Use Windows Disk Management and reletter the external drives to X and Y and Z. Also add their unique names such asn their size or brand. Up to 11 characters.
For example: one of mine is X-640_X  another is V1T-V

Set up 3 tasks. Each task pointing to a different disk.
You can schedule the tasks or you may prefer to use the included desktop shortcut option and run the tasks manually from the 3 easily identified desktop shortcuts.

Each disk would have its own full backups plus its own incrementals.

The first week, you would put in disk X and run the task associated with disk X.Full plus incrementals. Chain 1.
The second week, you would put in dixk y and run he task associated with disk y. Full plus incrementals. Chain 2.
etc.

You can attach any external you wish and run that task whenever just be sure and run the task associated with that drive letter--such as by choosing the right desktop shortcut.

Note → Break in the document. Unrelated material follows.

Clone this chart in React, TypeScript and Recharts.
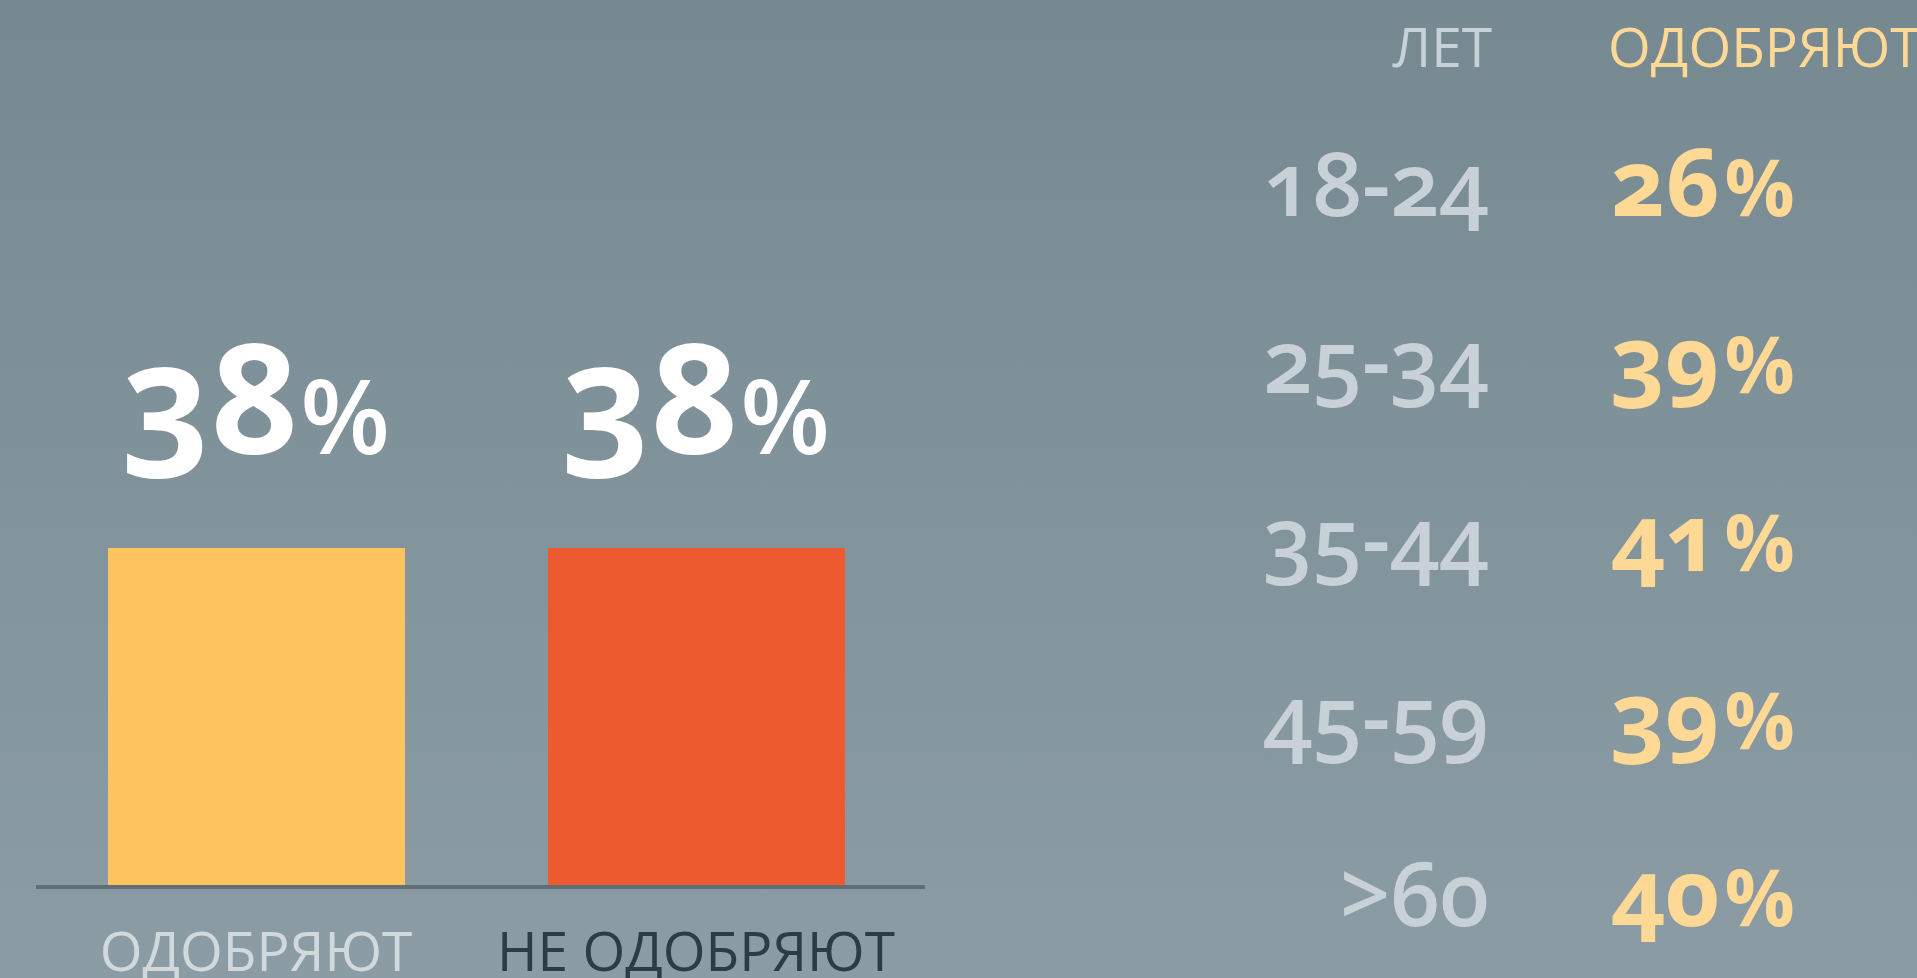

One suggestion on backup scheme below. Adjust the 6 and 4 to your needs.

Sounds like a great plan and I will impliment. Thanks a lot. You state to "adjust 6 and 4 to your needs". What is 6?

6 appears within the red 3 above in post #1.
In this illustration, 6 is the number of incremental backups to be created before a new full is created.

4 appears within the red 5 above

In this illustration, 4 is the number of backup chains to be retained before chains start being deleted just like a department store escalator. The oldest chain is deleted after a new replacement is added.

Chain=1 full plus whatever number of incrmentals within the chain. Each new full backup starts a new chain.